Hear this and heed the message: If there is one thing you can be sure about besides death and taxes, it's that the institutions that need buyers at the top and sellers at the bottom will not ring a bell and shout that the sky is falling when the market is topping. Just read the headlines in any financial rag right now and ask yourself what mood the media is attempting to engender in the retail market. It's certainly not one of high expectations now is it?

2 comments:

Anonymous said...

http://icecoldstocks.com/pattern_trader/index.html

SRSFinance said...

He makes an interesting argument, and his use of the financials as leading indicators of the market correction was spot on. We don't disagree with his analysis this week either. Something is different this time and that's why we are short even with the QQQQ and SPY trading at their 50-day and 200-day averages respectively. This correction is surely going to be deeper than anything we have seen for a while.

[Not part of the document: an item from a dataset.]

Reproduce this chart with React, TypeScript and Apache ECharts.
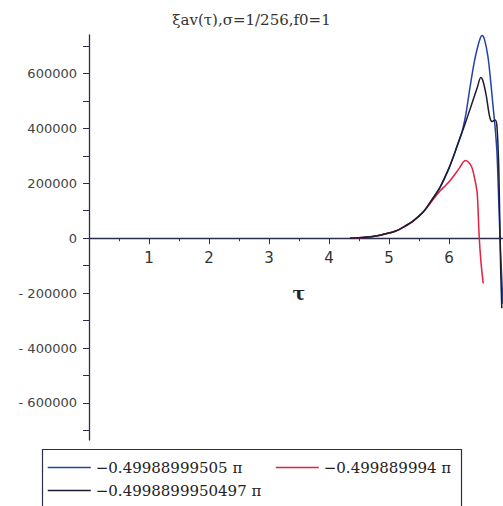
import React, { useEffect, useRef } from "react";
import * as echarts from "echarts";

const titleText = "ξav(τ),σ=1/256,f0=1";
const seriesNames = ["−0.49988999505 π", "−0.499889994 π", "−0.4998899950497 π"];
const seriesColors = ["#2344a6", "#e3203f", "#1b1c30"];

const blueTau = [4.35, 4.6, 4.85, 5.1, 5.3, 5.4, 5.57, 5.7, 5.85, 6.0, 6.07, 6.15, 6.22, 6.28, 6.35, 6.42, 6.47, 6.52, 6.55, 6.59, 6.65, 6.7, 6.73, 6.77, 6.8, 6.83, 6.86, 6.9];
const blueVal = [0, 3000, 11000, 25000, 48000, 62000, 95000, 135000, 185000, 255000, 295000, 345000, 390000, 450000, 549000, 640000, 690000, 728000, 738000, 725000, 660000, 560000, 490000, 400000, 309000, 130000, -55000, -240000];

const redTau = [4.35, 4.6, 4.85, 5.1, 5.3, 5.4, 5.57, 5.65, 5.75, 5.85, 5.95, 6.02, 6.1, 6.18, 6.24, 6.27, 6.32, 6.38, 6.43, 6.47, 6.5, 6.53, 6.57];
const redVal = [0, 3000, 11000, 25000, 48000, 62000, 95000, 116000, 145000, 172000, 194000, 210000, 233000, 258000, 278000, 283000, 278000, 258000, 215000, 164000, 20000, -80000, -165000];

const blackTau = [4.35, 4.6, 4.85, 5.1, 5.3, 5.4, 5.57, 5.7, 5.85, 6.0, 6.07, 6.15, 6.23, 6.32, 6.4, 6.47, 6.53, 6.57, 6.62, 6.68, 6.72, 6.77, 6.8, 6.83, 6.86, 6.88];
const blackVal = [0, 3000, 11000, 25000, 48000, 62000, 95000, 135000, 185000, 255000, 295000, 345000, 393000, 450000, 502000, 548000, 585000, 570000, 520000, 440000, 425000, 430000, 405000, 250000, -100000, -255000];

const yTickValues = [-700000, -600000, -500000, -400000, -300000, -200000, -100000, 0, 100000, 200000, 300000, 400000, 500000, 600000, 700000];
const yLabelValues = [-600000, -400000, -200000, 0, 200000, 400000, 600000];

const zip = (xs: number[], ys: number[]) => xs.map((x, i) => [x, ys[i]]);

const axisColor = "#2b2f4a";
const Y_MIN = -735000;
const Y_MAX = 740000;

export default function App() {
  const ref = useRef<HTMLDivElement>(null);
  useEffect(() => {
    if (!ref.current) return;
    const chart = echarts.init(ref.current, undefined, { renderer: "svg", width: 503, height: 506 });
    const datasets = [zip(blueTau, blueVal), zip(redTau, redVal), zip(blackTau, blackVal)];
    const legendPos = [
      { left: 47, top: 460 },
      { left: 275, top: 460 },
      { left: 47, top: 483 },
    ];
    const top = 35;
    const height = 405;
    const zeroY = top + (Y_MAX / (Y_MAX - Y_MIN)) * height;
    chart.setOption({
      animation: false,
      backgroundColor: "#ffffff",
      title: {
        text: titleText,
        left: "center",
        top: 7,
        textStyle: { fontFamily: "DejaVu Serif", fontSize: 15, fontWeight: "normal", color: "#333" },
      },
      grid: [
        { left: 89, right: -6, top, bottom: 506 - top - height, containLabel: false, outerBoundsMode: "none" },
        { left: 89, right: -6, top, bottom: 506 - zeroY, containLabel: false, outerBoundsMode: "none" },
      ],
      xAxis: [
        {
          gridIndex: 0,
          type: "value",
          min: 0,
          max: 7,
          show: false,
          splitLine: { show: false },
        },
        {
          gridIndex: 1,
          type: "value",
          min: 0,
          max: 7,
          interval: 1,
          name: "τ",
          nameLocation: "middle",
          nameGap: 45,
          nameTextStyle: { fontFamily: "DejaVu Serif", fontSize: 19, fontWeight: "bold", color: "#222" },
          axisLine: { show: true, onZero: false, lineStyle: { color: axisColor, width: 1.3 } },
          axisTick: { show: true, length: 6, lineStyle: { color: axisColor } },
          minorTick: { show: true, splitNumber: 2, length: 3, lineStyle: { color: axisColor } },
          axisLabel: {
            margin: 12,
            fontFamily: "DejaVu Sans",
            fontSize: 15,
            color: "#333",
            formatter: (v: number) => (v > 0 && v < 7 ? String(v) : ""),
          },
          splitLine: { show: false },
          minorSplitLine: { show: false },
        },
      ],
      yAxis: [
        {
          gridIndex: 0,
          type: "value",
          min: Y_MIN,
          max: Y_MAX,
          axisLine: { show: true, onZero: false, lineStyle: { color: axisColor, width: 1.3 } },
          axisTick: { show: true, length: 6, customValues: yTickValues, lineStyle: { color: axisColor } },
          axisLabel: {
            margin: 12,
            customValues: yLabelValues,
            fontFamily: "DejaVu Sans",
            fontSize: 13,
            color: "#444",
            formatter: (v: number) => (v < 0 ? "- " + Math.abs(v) : String(v)),
          },
          splitLine: { show: false },
        },
        {
          gridIndex: 1,
          type: "value",
          min: 0,
          max: Y_MAX,
          show: false,
          splitLine: { show: false },
        },
      ],
      legend: seriesNames.map((n, i) => ({
        data: [n],
        left: legendPos[i].left,
        top: legendPos[i].top,
        padding: 0,
        itemWidth: 43,
        itemHeight: 14,
        itemGap: 0,
        itemStyle: { opacity: 0 },
        lineStyle: { width: 1.5 },
        textStyle: { fontFamily: "DejaVu Serif", fontSize: 15, color: "#222" },
      })),
      graphic: [
        {
          type: "rect",
          shape: { x: 42.5, y: 449.5, width: 419, height: 70 },
          style: { fill: "none", stroke: axisColor, lineWidth: 1.2 },
        },
      ],
      series: seriesNames.map((n, i) => ({
        name: n,
        type: "line",
        xAxisIndex: 0,
        yAxisIndex: 0,
        data: datasets[i],
        symbol: "none",
        smooth: 0.3,
        clip: false,
        lineStyle: { color: seriesColors[i], width: 1.5 },
        itemStyle: { color: seriesColors[i] },
        z: i === 2 ? 4 : 2,
      })),
    });
    return () => chart.dispose();
  }, []);
  return (
    <div
      ref={ref}
      style={{ position: "absolute", left: 0, top: 0, width: 503, height: 506, overflow: "visible" }}
    />
  );
}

That said, here's an interesting comment from Bernie Shaeffer:

"My guess is that with the recent plunge in the RUT, most long/short equity funds are now seriously in the hole vs. S&P for the year. And if the market now rallies from here, they've just gotten themselves into more trouble by adding to their hedges via IWM puts or IWM shorts. And what would the hedge funds do on a rally? If they decide to lift their incremental short hedges, this would add a lot of buying power to the mix and could super charge the rally. But if they stand pat, or add to their short exposure, they'd then be in the position of seriously under performing on a market recovery. The bottom line is that while the "bad market breadth" on this correction is disquieting to many and is a signal of a potentially bullish oversold condition to others (viz., the two "9-1 Desmond down days" last week), it may indicate nothing more than a "hedge fund puke" that could be reversed in a heartbeat should the market begin to stabilize."

The bottom line: this is a market that you should be short and you should stay short until there is a good reason not to be; ala capitulation, bullish money flow divergences, and recovery of leading groups like the financials. But also keep in mind that the sky is not falling here. As we note in today's report, this bull market is not yet played out. It can handle a large correction that doesn't have to damage the long term trend.

When we start to see euphoria and only good news, we will then be concerned that a major top is in place. Right now a median top of some sort has certainly carved itself out and it is to be respected.